- [Data for this task]
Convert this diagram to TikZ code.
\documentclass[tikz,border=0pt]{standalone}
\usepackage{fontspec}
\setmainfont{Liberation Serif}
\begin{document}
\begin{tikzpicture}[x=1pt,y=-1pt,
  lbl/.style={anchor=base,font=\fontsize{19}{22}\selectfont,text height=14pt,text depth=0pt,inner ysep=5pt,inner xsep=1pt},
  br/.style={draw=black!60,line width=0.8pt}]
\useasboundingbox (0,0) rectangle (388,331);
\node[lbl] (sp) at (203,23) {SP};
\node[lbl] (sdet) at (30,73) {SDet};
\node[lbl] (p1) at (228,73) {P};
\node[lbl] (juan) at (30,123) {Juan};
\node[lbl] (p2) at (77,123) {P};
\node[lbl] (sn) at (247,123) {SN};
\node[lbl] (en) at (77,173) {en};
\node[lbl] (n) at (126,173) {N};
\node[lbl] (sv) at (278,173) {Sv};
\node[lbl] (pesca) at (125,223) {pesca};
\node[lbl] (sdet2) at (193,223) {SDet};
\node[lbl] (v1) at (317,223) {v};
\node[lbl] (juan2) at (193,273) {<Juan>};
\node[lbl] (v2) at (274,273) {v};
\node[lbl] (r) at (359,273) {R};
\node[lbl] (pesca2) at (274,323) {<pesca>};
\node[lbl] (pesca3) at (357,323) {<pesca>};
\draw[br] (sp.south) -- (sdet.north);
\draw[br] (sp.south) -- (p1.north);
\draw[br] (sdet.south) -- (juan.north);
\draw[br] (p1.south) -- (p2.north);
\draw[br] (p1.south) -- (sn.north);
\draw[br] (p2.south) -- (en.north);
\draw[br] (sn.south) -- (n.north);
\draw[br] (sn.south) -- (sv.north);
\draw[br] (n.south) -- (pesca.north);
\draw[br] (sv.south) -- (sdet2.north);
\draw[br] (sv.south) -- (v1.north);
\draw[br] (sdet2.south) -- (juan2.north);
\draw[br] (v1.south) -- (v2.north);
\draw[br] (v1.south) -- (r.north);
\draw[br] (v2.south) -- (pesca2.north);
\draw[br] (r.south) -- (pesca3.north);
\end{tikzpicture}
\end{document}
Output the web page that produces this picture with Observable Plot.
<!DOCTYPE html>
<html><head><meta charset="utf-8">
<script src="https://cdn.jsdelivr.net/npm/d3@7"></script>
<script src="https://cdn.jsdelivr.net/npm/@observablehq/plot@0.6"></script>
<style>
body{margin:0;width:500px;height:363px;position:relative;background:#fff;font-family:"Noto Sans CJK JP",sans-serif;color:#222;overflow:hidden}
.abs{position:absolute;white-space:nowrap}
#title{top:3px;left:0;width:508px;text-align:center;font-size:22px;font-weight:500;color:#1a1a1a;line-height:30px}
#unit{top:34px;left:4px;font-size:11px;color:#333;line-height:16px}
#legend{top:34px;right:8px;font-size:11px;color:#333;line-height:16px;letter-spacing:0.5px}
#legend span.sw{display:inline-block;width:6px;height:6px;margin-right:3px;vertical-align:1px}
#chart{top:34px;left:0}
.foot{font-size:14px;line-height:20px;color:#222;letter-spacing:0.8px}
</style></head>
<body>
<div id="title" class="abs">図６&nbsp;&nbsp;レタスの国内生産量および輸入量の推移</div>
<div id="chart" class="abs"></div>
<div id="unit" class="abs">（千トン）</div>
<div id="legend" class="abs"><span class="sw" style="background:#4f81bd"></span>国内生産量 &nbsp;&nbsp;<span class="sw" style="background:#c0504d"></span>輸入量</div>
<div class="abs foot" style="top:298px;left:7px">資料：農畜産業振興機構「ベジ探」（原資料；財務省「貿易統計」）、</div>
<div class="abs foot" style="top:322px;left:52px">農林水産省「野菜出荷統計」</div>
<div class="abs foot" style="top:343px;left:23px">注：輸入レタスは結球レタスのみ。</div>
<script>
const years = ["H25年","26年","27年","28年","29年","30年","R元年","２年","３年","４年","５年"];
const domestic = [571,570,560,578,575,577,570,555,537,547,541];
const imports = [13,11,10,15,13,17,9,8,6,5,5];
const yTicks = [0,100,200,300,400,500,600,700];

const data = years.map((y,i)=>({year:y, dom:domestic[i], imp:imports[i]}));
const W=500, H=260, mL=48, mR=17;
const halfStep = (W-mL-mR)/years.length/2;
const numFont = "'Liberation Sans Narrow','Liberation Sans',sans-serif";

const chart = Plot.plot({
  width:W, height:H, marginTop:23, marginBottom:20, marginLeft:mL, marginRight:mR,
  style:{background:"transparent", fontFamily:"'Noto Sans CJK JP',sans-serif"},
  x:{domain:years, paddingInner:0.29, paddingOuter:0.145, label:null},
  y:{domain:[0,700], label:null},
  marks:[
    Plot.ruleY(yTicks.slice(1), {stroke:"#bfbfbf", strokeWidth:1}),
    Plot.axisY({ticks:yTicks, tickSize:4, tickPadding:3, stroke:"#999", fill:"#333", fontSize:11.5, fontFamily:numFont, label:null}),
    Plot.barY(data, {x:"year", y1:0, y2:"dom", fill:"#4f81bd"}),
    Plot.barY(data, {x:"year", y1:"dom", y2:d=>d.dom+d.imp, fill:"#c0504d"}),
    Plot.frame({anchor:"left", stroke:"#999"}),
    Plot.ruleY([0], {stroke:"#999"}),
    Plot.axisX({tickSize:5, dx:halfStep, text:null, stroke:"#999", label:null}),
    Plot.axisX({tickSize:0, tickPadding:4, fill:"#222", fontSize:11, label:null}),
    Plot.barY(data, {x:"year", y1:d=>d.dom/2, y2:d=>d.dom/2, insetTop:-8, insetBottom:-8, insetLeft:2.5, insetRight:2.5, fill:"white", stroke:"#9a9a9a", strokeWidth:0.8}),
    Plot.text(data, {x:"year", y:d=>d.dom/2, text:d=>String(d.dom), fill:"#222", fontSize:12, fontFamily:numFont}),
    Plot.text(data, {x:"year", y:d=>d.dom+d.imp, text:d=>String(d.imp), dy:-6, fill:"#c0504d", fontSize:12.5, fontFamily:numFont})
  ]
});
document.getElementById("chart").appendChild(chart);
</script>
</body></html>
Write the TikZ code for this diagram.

- [Given request] Send back all of the entries exactly, with nothing missing.

- [Result of this task]
Convert this diagram to TikZ code.
\documentclass[tikz,border=0pt]{standalone}
\usepackage{fontspec}
\setmainfont{Liberation Serif}
\begin{document}
\begin{tikzpicture}[x=1pt,y=-1pt,
  lbl/.style={anchor=base,font=\fontsize{19}{22}\selectfont,text height=14pt,text depth=0pt,inner ysep=5pt,inner xsep=1pt},
  br/.style={draw=black!60,line width=0.8pt}]
\useasboundingbox (0,0) rectangle (388,331);
\node[lbl] (sp) at (203,23) {SP};
\node[lbl] (sdet) at (30,73) {SDet};
\node[lbl] (p1) at (228,73) {P};
\node[lbl] (juan) at (30,123) {Juan};
\node[lbl] (p2) at (77,123) {P};
\node[lbl] (sn) at (247,123) {SN};
\node[lbl] (en) at (77,173) {en};
\node[lbl] (n) at (126,173) {N};
\node[lbl] (sv) at (278,173) {Sv};
\node[lbl] (pesca) at (125,223) {pesca};
\node[lbl] (sdet2) at (193,223) {SDet};
\node[lbl] (v1) at (317,223) {v};
\node[lbl] (juan2) at (193,273) {<Juan>};
\node[lbl] (v2) at (274,273) {v};
\node[lbl] (r) at (359,273) {R};
\node[lbl] (pesca2) at (274,323) {<pesca>};
\node[lbl] (pesca3) at (357,323) {<pesca>};
\draw[br] (sp.south) -- (sdet.north);
\draw[br] (sp.south) -- (p1.north);
\draw[br] (sdet.south) -- (juan.north);
\draw[br] (p1.south) -- (p2.north);
\draw[br] (p1.south) -- (sn.north);
\draw[br] (p2.south) -- (en.north);
\draw[br] (sn.south) -- (n.north);
\draw[br] (sn.south) -- (sv.north);
\draw[br] (n.south) -- (pesca.north);
\draw[br] (sv.south) -- (sdet2.north);
\draw[br] (sv.south) -- (v1.north);
\draw[br] (sdet2.south) -- (juan2.north);
\draw[br] (v1.south) -- (v2.north);
\draw[br] (v1.south) -- (r.north);
\draw[br] (v2.south) -- (pesca2.north);
\draw[br] (r.south) -- (pesca3.north);
\end{tikzpicture}
\end{document}
Output the web page that produces this picture with Observable Plot.
<!DOCTYPE html>
<html><head><meta charset="utf-8">
<script src="https://cdn.jsdelivr.net/npm/d3@7"></script>
<script src="https://cdn.jsdelivr.net/npm/@observablehq/plot@0.6"></script>
<style>
body{margin:0;width:500px;height:363px;position:relative;background:#fff;font-family:"Noto Sans CJK JP",sans-serif;color:#222;overflow:hidden}
.abs{position:absolute;white-space:nowrap}
#title{top:3px;left:0;width:508px;text-align:center;font-size:22px;font-weight:500;color:#1a1a1a;line-height:30px}
#unit{top:34px;left:4px;font-size:11px;color:#333;line-height:16px}
#legend{top:34px;right:8px;font-size:11px;color:#333;line-height:16px;letter-spacing:0.5px}
#legend span.sw{display:inline-block;width:6px;height:6px;margin-right:3px;vertical-align:1px}
#chart{top:34px;left:0}
.foot{font-size:14px;line-height:20px;color:#222;letter-spacing:0.8px}
</style></head>
<body>
<div id="title" class="abs">図６&nbsp;&nbsp;レタスの国内生産量および輸入量の推移</div>
<div id="chart" class="abs"></div>
<div id="unit" class="abs">（千トン）</div>
<div id="legend" class="abs"><span class="sw" style="background:#4f81bd"></span>国内生産量 &nbsp;&nbsp;<span class="sw" style="background:#c0504d"></span>輸入量</div>
<div class="abs foot" style="top:298px;left:7px">資料：農畜産業振興機構「ベジ探」（原資料；財務省「貿易統計」）、</div>
<div class="abs foot" style="top:322px;left:52px">農林水産省「野菜出荷統計」</div>
<div class="abs foot" style="top:343px;left:23px">注：輸入レタスは結球レタスのみ。</div>
<script>
const years = ["H25年","26年","27年","28年","29年","30年","R元年","２年","３年","４年","５年"];
const domestic = [571,570,560,578,575,577,570,555,537,547,541];
const imports = [13,11,10,15,13,17,9,8,6,5,5];
const yTicks = [0,100,200,300,400,500,600,700];

const data = years.map((y,i)=>({year:y, dom:domestic[i], imp:imports[i]}));
const W=500, H=260, mL=48, mR=17;
const halfStep = (W-mL-mR)/years.length/2;
const numFont = "'Liberation Sans Narrow','Liberation Sans',sans-serif";

const chart = Plot.plot({
  width:W, height:H, marginTop:23, marginBottom:20, marginLeft:mL, marginRight:mR,
  style:{background:"transparent", fontFamily:"'Noto Sans CJK JP',sans-serif"},
  x:{domain:years, paddingInner:0.29, paddingOuter:0.145, label:null},
  y:{domain:[0,700], label:null},
  marks:[
    Plot.ruleY(yTicks.slice(1), {stroke:"#bfbfbf", strokeWidth:1}),
    Plot.axisY({ticks:yTicks, tickSize:4, tickPadding:3, stroke:"#999", fill:"#333", fontSize:11.5, fontFamily:numFont, label:null}),
    Plot.barY(data, {x:"year", y1:0, y2:"dom", fill:"#4f81bd"}),
    Plot.barY(data, {x:"year", y1:"dom", y2:d=>d.dom+d.imp, fill:"#c0504d"}),
    Plot.frame({anchor:"left", stroke:"#999"}),
    Plot.ruleY([0], {stroke:"#999"}),
    Plot.axisX({tickSize:5, dx:halfStep, text:null, stroke:"#999", label:null}),
    Plot.axisX({tickSize:0, tickPadding:4, fill:"#222", fontSize:11, label:null}),
    Plot.barY(data, {x:"year", y1:d=>d.dom/2, y2:d=>d.dom/2, insetTop:-8, insetBottom:-8, insetLeft:2.5, insetRight:2.5, fill:"white", stroke:"#9a9a9a", strokeWidth:0.8}),
    Plot.text(data, {x:"year", y:d=>d.dom/2, text:d=>String(d.dom), fill:"#222", fontSize:12, fontFamily:numFont}),
    Plot.text(data, {x:"year", y:d=>d.dom+d.imp, text:d=>String(d.imp), dy:-6, fill:"#c0504d", fontSize:12.5, fontFamily:numFont})
  ]
});
document.getElementById("chart").appendChild(chart);
</script>
</body></html>
Write the TikZ code for this diagram.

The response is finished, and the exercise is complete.